## Source excerpt
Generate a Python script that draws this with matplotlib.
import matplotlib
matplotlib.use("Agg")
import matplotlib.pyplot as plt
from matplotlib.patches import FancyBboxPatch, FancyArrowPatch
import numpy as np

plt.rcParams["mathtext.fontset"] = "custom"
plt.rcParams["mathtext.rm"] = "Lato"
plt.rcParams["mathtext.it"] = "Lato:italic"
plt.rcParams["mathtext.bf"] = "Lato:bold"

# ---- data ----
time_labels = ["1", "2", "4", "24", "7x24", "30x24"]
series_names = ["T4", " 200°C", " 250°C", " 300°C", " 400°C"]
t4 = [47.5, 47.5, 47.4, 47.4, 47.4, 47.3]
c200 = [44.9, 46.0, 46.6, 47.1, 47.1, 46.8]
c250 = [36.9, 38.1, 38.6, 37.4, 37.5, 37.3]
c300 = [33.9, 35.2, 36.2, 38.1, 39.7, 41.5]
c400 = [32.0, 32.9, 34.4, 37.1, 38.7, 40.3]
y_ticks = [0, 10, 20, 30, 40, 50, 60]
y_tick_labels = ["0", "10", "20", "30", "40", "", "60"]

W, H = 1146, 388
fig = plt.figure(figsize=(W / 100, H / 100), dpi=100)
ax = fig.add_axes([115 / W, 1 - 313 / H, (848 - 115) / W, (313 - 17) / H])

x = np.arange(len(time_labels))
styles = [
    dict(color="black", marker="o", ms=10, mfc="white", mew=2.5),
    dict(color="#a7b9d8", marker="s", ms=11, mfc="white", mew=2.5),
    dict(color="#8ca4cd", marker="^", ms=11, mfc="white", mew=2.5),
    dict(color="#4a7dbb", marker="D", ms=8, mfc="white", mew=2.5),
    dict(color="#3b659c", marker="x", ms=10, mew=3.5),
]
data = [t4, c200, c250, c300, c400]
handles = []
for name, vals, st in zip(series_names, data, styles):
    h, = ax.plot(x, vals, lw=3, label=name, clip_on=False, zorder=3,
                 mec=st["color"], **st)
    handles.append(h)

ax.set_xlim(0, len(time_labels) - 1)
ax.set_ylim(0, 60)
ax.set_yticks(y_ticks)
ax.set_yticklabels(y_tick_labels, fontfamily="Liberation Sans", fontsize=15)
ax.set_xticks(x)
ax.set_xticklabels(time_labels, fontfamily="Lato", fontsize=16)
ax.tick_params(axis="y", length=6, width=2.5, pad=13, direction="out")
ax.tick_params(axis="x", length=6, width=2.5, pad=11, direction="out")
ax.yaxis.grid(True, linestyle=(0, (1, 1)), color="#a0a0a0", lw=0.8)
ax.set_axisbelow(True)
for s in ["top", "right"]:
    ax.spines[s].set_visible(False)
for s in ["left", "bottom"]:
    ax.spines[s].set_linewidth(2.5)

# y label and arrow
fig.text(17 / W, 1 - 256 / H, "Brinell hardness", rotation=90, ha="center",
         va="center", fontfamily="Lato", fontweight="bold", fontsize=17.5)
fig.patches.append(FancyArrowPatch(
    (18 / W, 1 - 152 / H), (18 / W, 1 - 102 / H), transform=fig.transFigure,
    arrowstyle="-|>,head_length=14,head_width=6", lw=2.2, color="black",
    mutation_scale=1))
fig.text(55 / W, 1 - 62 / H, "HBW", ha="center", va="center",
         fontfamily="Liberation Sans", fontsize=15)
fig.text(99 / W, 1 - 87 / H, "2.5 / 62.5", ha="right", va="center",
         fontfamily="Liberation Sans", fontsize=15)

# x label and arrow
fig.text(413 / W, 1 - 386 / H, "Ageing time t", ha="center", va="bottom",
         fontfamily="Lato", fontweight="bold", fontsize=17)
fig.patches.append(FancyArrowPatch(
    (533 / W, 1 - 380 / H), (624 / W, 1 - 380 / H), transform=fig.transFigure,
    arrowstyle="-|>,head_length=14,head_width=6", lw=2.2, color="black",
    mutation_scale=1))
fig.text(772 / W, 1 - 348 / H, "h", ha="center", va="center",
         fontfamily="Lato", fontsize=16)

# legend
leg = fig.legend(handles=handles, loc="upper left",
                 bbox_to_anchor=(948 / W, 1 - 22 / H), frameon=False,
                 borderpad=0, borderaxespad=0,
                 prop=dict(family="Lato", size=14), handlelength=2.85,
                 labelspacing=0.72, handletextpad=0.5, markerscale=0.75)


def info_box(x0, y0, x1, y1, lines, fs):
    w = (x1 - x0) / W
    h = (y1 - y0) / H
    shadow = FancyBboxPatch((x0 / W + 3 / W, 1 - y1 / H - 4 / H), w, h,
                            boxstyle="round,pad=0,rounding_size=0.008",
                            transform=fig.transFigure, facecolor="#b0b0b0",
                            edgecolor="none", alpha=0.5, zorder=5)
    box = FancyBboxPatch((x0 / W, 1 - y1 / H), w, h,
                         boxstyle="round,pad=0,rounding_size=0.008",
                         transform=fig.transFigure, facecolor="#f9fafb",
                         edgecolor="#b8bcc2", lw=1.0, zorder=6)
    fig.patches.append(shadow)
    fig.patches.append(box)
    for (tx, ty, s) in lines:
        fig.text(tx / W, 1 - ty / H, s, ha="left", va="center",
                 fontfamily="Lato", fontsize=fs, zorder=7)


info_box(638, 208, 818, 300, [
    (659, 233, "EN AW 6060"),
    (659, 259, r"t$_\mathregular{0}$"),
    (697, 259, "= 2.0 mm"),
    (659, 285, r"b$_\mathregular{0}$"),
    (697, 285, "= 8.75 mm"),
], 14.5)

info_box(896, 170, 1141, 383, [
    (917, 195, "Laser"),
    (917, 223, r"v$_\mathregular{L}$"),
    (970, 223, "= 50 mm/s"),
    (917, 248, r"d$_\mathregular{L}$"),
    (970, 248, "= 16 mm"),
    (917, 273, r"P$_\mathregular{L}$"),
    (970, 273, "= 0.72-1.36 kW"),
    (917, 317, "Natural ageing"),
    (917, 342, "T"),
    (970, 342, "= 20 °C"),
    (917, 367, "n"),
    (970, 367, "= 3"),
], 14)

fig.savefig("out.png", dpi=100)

## Directions
From the preceding material, extract every line exactly.

## Solution for this exercise
Generate a Python script that draws this with matplotlib.
import matplotlib
matplotlib.use("Agg")
import matplotlib.pyplot as plt
from matplotlib.patches import FancyBboxPatch, FancyArrowPatch
import numpy as np

plt.rcParams["mathtext.fontset"] = "custom"
plt.rcParams["mathtext.rm"] = "Lato"
plt.rcParams["mathtext.it"] = "Lato:italic"
plt.rcParams["mathtext.bf"] = "Lato:bold"

# ---- data ----
time_labels = ["1", "2", "4", "24", "7x24", "30x24"]
series_names = ["T4", " 200°C", " 250°C", " 300°C", " 400°C"]
t4 = [47.5, 47.5, 47.4, 47.4, 47.4, 47.3]
c200 = [44.9, 46.0, 46.6, 47.1, 47.1, 46.8]
c250 = [36.9, 38.1, 38.6, 37.4, 37.5, 37.3]
c300 = [33.9, 35.2, 36.2, 38.1, 39.7, 41.5]
c400 = [32.0, 32.9, 34.4, 37.1, 38.7, 40.3]
y_ticks = [0, 10, 20, 30, 40, 50, 60]
y_tick_labels = ["0", "10", "20", "30", "40", "", "60"]

W, H = 1146, 388
fig = plt.figure(figsize=(W / 100, H / 100), dpi=100)
ax = fig.add_axes([115 / W, 1 - 313 / H, (848 - 115) / W, (313 - 17) / H])

x = np.arange(len(time_labels))
styles = [
    dict(color="black", marker="o", ms=10, mfc="white", mew=2.5),
    dict(color="#a7b9d8", marker="s", ms=11, mfc="white", mew=2.5),
    dict(color="#8ca4cd", marker="^", ms=11, mfc="white", mew=2.5),
    dict(color="#4a7dbb", marker="D", ms=8, mfc="white", mew=2.5),
    dict(color="#3b659c", marker="x", ms=10, mew=3.5),
]
data = [t4, c200, c250, c300, c400]
handles = []
for name, vals, st in zip(series_names, data, styles):
    h, = ax.plot(x, vals, lw=3, label=name, clip_on=False, zorder=3,
                 mec=st["color"], **st)
    handles.append(h)

ax.set_xlim(0, len(time_labels) - 1)
ax.set_ylim(0, 60)
ax.set_yticks(y_ticks)
ax.set_yticklabels(y_tick_labels, fontfamily="Liberation Sans", fontsize=15)
ax.set_xticks(x)
ax.set_xticklabels(time_labels, fontfamily="Lato", fontsize=16)
ax.tick_params(axis="y", length=6, width=2.5, pad=13, direction="out")
ax.tick_params(axis="x", length=6, width=2.5, pad=11, direction="out")
ax.yaxis.grid(True, linestyle=(0, (1, 1)), color="#a0a0a0", lw=0.8)
ax.set_axisbelow(True)
for s in ["top", "right"]:
    ax.spines[s].set_visible(False)
for s in ["left", "bottom"]:
    ax.spines[s].set_linewidth(2.5)

# y label and arrow
fig.text(17 / W, 1 - 256 / H, "Brinell hardness", rotation=90, ha="center",
         va="center", fontfamily="Lato", fontweight="bold", fontsize=17.5)
fig.patches.append(FancyArrowPatch(
    (18 / W, 1 - 152 / H), (18 / W, 1 - 102 / H), transform=fig.transFigure,
    arrowstyle="-|>,head_length=14,head_width=6", lw=2.2, color="black",
    mutation_scale=1))
fig.text(55 / W, 1 - 62 / H, "HBW", ha="center", va="center",
         fontfamily="Liberation Sans", fontsize=15)
fig.text(99 / W, 1 - 87 / H, "2.5 / 62.5", ha="right", va="center",
         fontfamily="Liberation Sans", fontsize=15)

# x label and arrow
fig.text(413 / W, 1 - 386 / H, "Ageing time t", ha="center", va="bottom",
         fontfamily="Lato", fontweight="bold", fontsize=17)
fig.patches.append(FancyArrowPatch(
    (533 / W, 1 - 380 / H), (624 / W, 1 - 380 / H), transform=fig.transFigure,
    arrowstyle="-|>,head_length=14,head_width=6", lw=2.2, color="black",
    mutation_scale=1))
fig.text(772 / W, 1 - 348 / H, "h", ha="center", va="center",
         fontfamily="Lato", fontsize=16)

# legend
leg = fig.legend(handles=handles, loc="upper left",
                 bbox_to_anchor=(948 / W, 1 - 22 / H), frameon=False,
                 borderpad=0, borderaxespad=0,
                 prop=dict(family="Lato", size=14), handlelength=2.85,
                 labelspacing=0.72, handletextpad=0.5, markerscale=0.75)


def info_box(x0, y0, x1, y1, lines, fs):
    w = (x1 - x0) / W
    h = (y1 - y0) / H
    shadow = FancyBboxPatch((x0 / W + 3 / W, 1 - y1 / H - 4 / H), w, h,
                            boxstyle="round,pad=0,rounding_size=0.008",
                            transform=fig.transFigure, facecolor="#b0b0b0",
                            edgecolor="none", alpha=0.5, zorder=5)
    box = FancyBboxPatch((x0 / W, 1 - y1 / H), w, h,
                         boxstyle="round,pad=0,rounding_size=0.008",
                         transform=fig.transFigure, facecolor="#f9fafb",
                         edgecolor="#b8bcc2", lw=1.0, zorder=6)
    fig.patches.append(shadow)
    fig.patches.append(box)
    for (tx, ty, s) in lines:
        fig.text(tx / W, 1 - ty / H, s, ha="left", va="center",
                 fontfamily="Lato", fontsize=fs, zorder=7)


info_box(638, 208, 818, 300, [
    (659, 233, "EN AW 6060"),
    (659, 259, r"t$_\mathregular{0}$"),
    (697, 259, "= 2.0 mm"),
    (659, 285, r"b$_\mathregular{0}$"),
    (697, 285, "= 8.75 mm"),
], 14.5)

info_box(896, 170, 1141, 383, [
    (917, 195, "Laser"),
    (917, 223, r"v$_\mathregular{L}$"),
    (970, 223, "= 50 mm/s"),
    (917, 248, r"d$_\mathregular{L}$"),
    (970, 248, "= 16 mm"),
    (917, 273, r"P$_\mathregular{L}$"),
    (970, 273, "= 0.72-1.36 kW"),
    (917, 317, "Natural ageing"),
    (917, 342, "T"),
    (970, 342, "= 20 °C"),
    (917, 367, "n"),
    (970, 367, "= 3"),
], 14)

fig.savefig("out.png", dpi=100)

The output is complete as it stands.